Touted drama pilot “Odyssey” most directly goes to the “Zero Dark Thirty‎” vibe. Starring Anna Friel as the surviving soldier of a group of apparent military heroes who mysteriously are attacked and killed, the show puts Al Qaeda and U.S. government and military conspiracies front and center.

All of this comes as NBC itself finds success with freshman series “The Blacklist,” the intelligence-themed James Spader show and the criminals his cool-as-iced-tea Reddington helps track down.

On Monday the network was keen to put the series front and center. It announced a midseason move to Thursday and a coveted post-Super Bowl‎ slot. It even taped a bit with Spader incorporating ad buyers at the presentation to help it play to the room. And for good reason: The show has been the biggest success of a ratings-revived NBC.

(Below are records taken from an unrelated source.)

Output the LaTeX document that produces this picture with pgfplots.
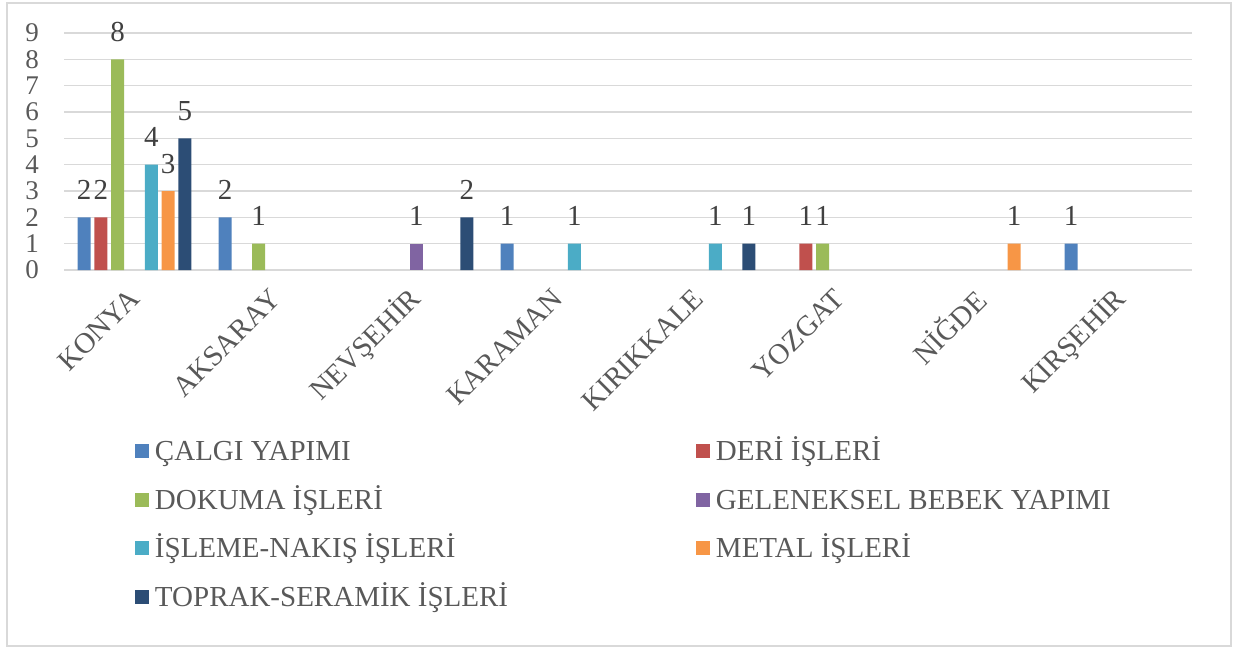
\documentclass[border=0pt]{standalone}
\usepackage{fontspec}
\setmainfont{Liberation Serif}
\usepackage{pgfplots}
\pgfplotsset{compat=1.18}
\definecolor{cA}{HTML}{4F81BD}
\definecolor{cB}{HTML}{C0504D}
\definecolor{cC}{HTML}{9BBB59}
\definecolor{cD}{HTML}{8064A2}
\definecolor{cE}{HTML}{4BACC6}
\definecolor{cF}{HTML}{F79646}
\definecolor{cG}{HTML}{2C4D75}
\definecolor{cGrid}{HTML}{D9D9D9}
\definecolor{cTxt}{HTML}{595959}
\definecolor{cLab}{HTML}{404040}
\pgfplotsset{/pgf/number format/assume math mode=true}
\begin{document}
\begin{tikzpicture}
\path[use as bounding box] (0pt,0pt) rectangle (1234pt,649pt);
\draw[cGrid, line width=1.5pt] (7pt,3pt) rectangle (1231pt,646pt);
\begin{axis}[
  at={(64pt,379pt)}, anchor=south west,
  scale only axis, width=1128pt, height=237pt,
  xmin=-0.5, xmax=7.5, ymin=0, ymax=9,
  clip=false,
  ybar=3.8pt, bar width=13pt,
  xtick={0,...,7},
  xticklabels={KONYA,AKSARAY,NEVŞEHİR,KARAMAN,KIRIKKALE,YOZGAT,NİĞDE,KIRŞEHİR},
  ytick={0,...,9},
  ymajorgrids, grid style={cGrid, line width=1.5pt},
  axis line style={draw=none},
  major tick length=0pt,
  yticklabel style={font=\fontsize{27}{27}\selectfont, text=cTxt, anchor=east, inner sep=0pt, xshift=-25pt},
  xticklabel style={font=\fontsize{29}{29}\selectfont, text=cTxt, inner sep=0pt, yshift=-24pt, rotate=45, anchor=east},
  nodes near coords,
  every node near coord/.append style={font=\fontsize{29}{29}\selectfont, text=cLab, anchor=base, inner sep=0pt, yshift=18pt},
  legend columns=2,
  legend cell align=left,
  legend image code/.code={\fill[#1] (0pt,-7pt) rectangle (14pt,7pt);},
  legend style={at={(0.06294,-0.70169)}, anchor=north west, draw=none, fill=none,
    inner sep=0pt, outer sep=0pt, row sep=20pt, column sep=0pt,
    font=\fontsize{29}{29}\selectfont, text=cTxt,
    nodes={inner xsep=6pt, inner ysep=0pt, text height=24pt, text depth=4.8pt}},
]
\addplot[fill=cA, draw=none] coordinates {(0,2) (1,2) (3,1) (7,1)};
\addlegendentry{\makebox[535pt][l]{ÇALGI YAPIMI}}
\addplot[fill=cB, draw=none] coordinates {(0,2) (5,1)};
\addlegendentry{\makebox[535pt][l]{DERİ İŞLERİ}}
\addplot[fill=cC, draw=none] coordinates {(0,8) (1,1) (5,1)};
\addlegendentry{\makebox[535pt][l]{DOKUMA İŞLERİ}}
\addplot[fill=cD, draw=none] coordinates {(2,1)};
\addlegendentry{\makebox[535pt][l]{GELENEKSEL BEBEK YAPIMI}}
\addplot[fill=cE, draw=none] coordinates {(0,4) (3,1) (4,1)};
\addlegendentry{\makebox[535pt][l]{İŞLEME-NAKIŞ İŞLERİ}}
\addplot[fill=cF, draw=none] coordinates {(0,3) (6,1)};
\addlegendentry{\makebox[535pt][l]{METAL İŞLERİ}}
\addplot[fill=cG, draw=none] coordinates {(0,5) (2,2) (4,1)};
\addlegendentry{\makebox[535pt][l]{TOPRAK-SERAMİK İŞLERİ}}
\end{axis}
\end{tikzpicture}
\end{document}
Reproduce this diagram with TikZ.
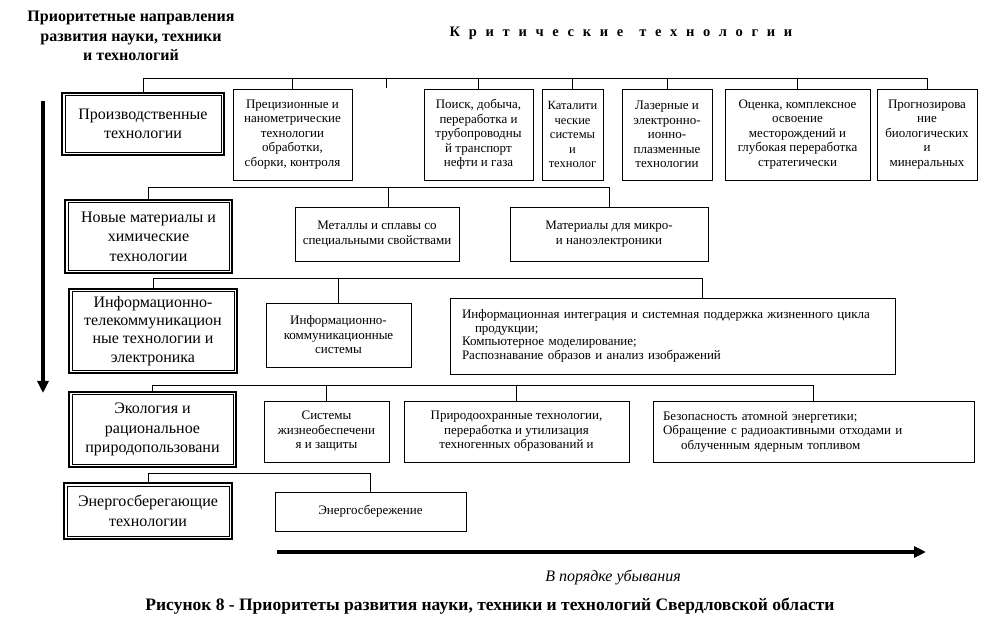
\documentclass[tikz,border=0pt]{standalone}
\usepackage{fontspec}
\setmainfont{Liberation Serif}
\usetikzlibrary{arrows.meta, positioning}
\newfontfamily\spacedfont[LetterSpace=60]{Liberation Serif}
\newcommand\techfont{\fontsize{13}{14.5}\selectfont}
\newcommand\dirfont{\fontsize{16}{19.5}\selectfont}

\begin{document}
\begin{tikzpicture}[x=1pt, y=-1pt,
    tech/.style={draw, line width=0.8pt, align=center, inner sep=0pt, font=\techfont},
    dir/.style={draw, line width=1.6pt, align=center, inner sep=0pt, font=\dirfont},
    conn/.style={line width=0.8pt},
    bigarrow/.style={line width=3.5pt, -{Triangle[length=12pt, width=11pt]}}]
    \useasboundingbox (0,0) rectangle (986,644);

    \node[align=center, font=\fontsize{16}{19.5}\selectfont\bfseries] (head) at (131,36) {Приоритетные направления\\развития науки, техники\\и технологий};
    \node[font=\fontsize{14.5}{16}\selectfont\bfseries\spacedfont] (crit) at (621,33) {Критические\hspace{16pt}технологии};

    \node[dir, minimum width=162, minimum height=62] (prod) at (143,124) {Производственные\\технологии};
    \node[tech, minimum width=119, minimum height=91] (prec) at (292.5,134.5) {Прецизионные и\\нанометрические\\технологии\\обработки,\\сборки, контроля};
    \node[tech, minimum width=109, minimum height=91] (poisk) at (478.5,134.5) {Поиск, добыча,\\переработка и\\трубопроводны\\й транспорт\\нефти и газа};
    \node[tech, minimum width=61, minimum height=91, font=\fontsize{12.5}{14.5}\selectfont] (katal) at (572.5,134.5) {Каталити\\ческие\\системы\\и\\технолог};
    \node[tech, minimum width=90, minimum height=91] (laser) at (667,134.5) {Лазерные и\\электронно-\\ионно-\\плазменные\\технологии};
    \node[tech, minimum width=145, minimum height=91] (ocenka) at (797.5,134.5) {Оценка, комплексное\\освоение\\месторождений и\\глубокая переработка\\стратегически};
    \node[tech, minimum width=100, minimum height=91] (prog) at (927,134.5) {Прогнозирова\\ние\\биологических\\и\\минеральных};
    \coordinate (gap) at (386,88);

    \node[dir, minimum width=167, minimum height=73] (mat) at (148.5,236.5) {Новые материалы и\\химические\\технологии};
    \node[tech, minimum width=164, minimum height=54] (met) at (377,234) {Металлы и сплавы со\\специальными свойствами};
    \node[tech, minimum width=198, minimum height=54] (mater) at (609,234) {Материалы для микро-\\и наноэлектроники};

    \node[dir, minimum width=168, minimum height=84, font=\fontsize{16}{18.3}\selectfont] (info) at (153,331) {Информационно-\\телекоммуникацион\\ные технологии и\\электроника};
    \node[tech, minimum width=145, minimum height=64] (infokom) at (338.5,335) {Информационно-\\коммуникационные\\системы};
    \node[tech, align=left, inner xsep=12pt, text width=421, minimum height=76, font=\fontsize{13}{13.5}\selectfont] (integr) at (672.5,336) {Информационная интеграция и системная поддержка жизненного цикла\\\hspace{13pt}продукции;\\Компьютерное моделирование;\\Распознавание образов и анализ изображений};

    \node[dir, minimum width=167, minimum height=75] (eco) at (152.5,429.5) {Экология и\\рациональное\\природопользовани};
    \node[tech, minimum width=125, minimum height=61] (sys) at (326.5,431.5) {Системы\\жизнеобеспечени\\я и защиты};
    \node[tech, minimum width=225, minimum height=61] (prir) at (516.5,431.5) {Природоохранные технологии,\\переработка и утилизация\\техногенных образований и};
    \node[tech, align=left, inner xsep=10pt, text width=301, minimum height=61] (atom) at (813.5,431.5) {Безопасность атомной энергетики;\\Обращение с радиоактивными отходами и\\\hspace{18pt}облученным ядерным топливом};

    \node[dir, minimum width=168, minimum height=56] (energy) at (148,511) {Энергосберегающие\\технологии};
    \node[tech, minimum width=191, minimum height=39] (ensave) at (370.5,511.5) {Энергосбережение};

    \draw[conn] (prod.north) -- ++(0,-14) -| (prog.north);
    \foreach \n in {prec,poisk,katal,laser,ocenka}
        \draw[conn] (\n.north) -- ++(0,-10);
    \draw[conn] (gap) -- ++(0,-9);
    \draw[conn] (mat.north) -- ++(0,-12) -| (mater.north);
    \draw[conn] ([xshift=11pt]met.north) -- ++(0,-19);
    \draw[conn] (info.north) -- ++(0,-10) -| ([xshift=30pt]integr.north);
    \draw[conn] (infokom.north) -- ++(0,-24);
    \draw[conn] (eco.north) -- ++(0,-6) -| (atom.north);
    \draw[conn] (sys.north) -- ++(0,-15);
    \draw[conn] (prir.north) -- ++(0,-15);
    \draw[conn] (energy.north) -- ++(0,-9) -| (ensave.north);

    \foreach \n in {prod,mat,info,eco,energy}
        \draw[conn] ([shift={(3.7pt,-3.7pt)}]\n.north west) rectangle ([shift={(-3.7pt,3.7pt)}]\n.south east);

    \coordinate (vtop) at (43,101);
    \coordinate (vbot) at (43,393);
    \draw[bigarrow] (vtop) -- (vbot);
    \coordinate (hbeg) at (277,552);
    \coordinate (hend) at (926,552);
    \draw[bigarrow] (hbeg) -- (hend);

    \node[font=\fontsize{16}{18}\selectfont\itshape] (order) at (613,577) {В порядке убывания};
    \node[font=\fontsize{17.5}{20}\selectfont\bfseries] (caption) at (490,606) {Рисунок 8 - Приоритеты развития науки, техники и технологий Свердловской области};
\end{tikzpicture}
\end{document}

All the intelligence-themed cable hits — not to mention real-life issues involving the CIA, Snowden and the rest — also make the genre a natural. That doesn’t mean that it’s easy. CBS struck out this past season with “Intelligence,” and even a smash like “Homeland” has sometimes had trouble keeping up the momentum; there are only so many double crosses and shadowy conspiracies you can traffic in before viewers grow tired.

Network television offers another challenge — namely, mainstream acceptance of what are often anti-government themes. It wasn’t that long ago, after all, that War on Terror plots were considered anathema in Hollywood. As my colleague Joe Flint wrote in a Twitter conversation about “Odyssey,” “Shows about American soldiers betrayed by their country typically don’t spell ratings gold.” Still, with intelligence thrillers the rare genre that can yield both commercial and critical raves, they’ll keep trying to mine for it.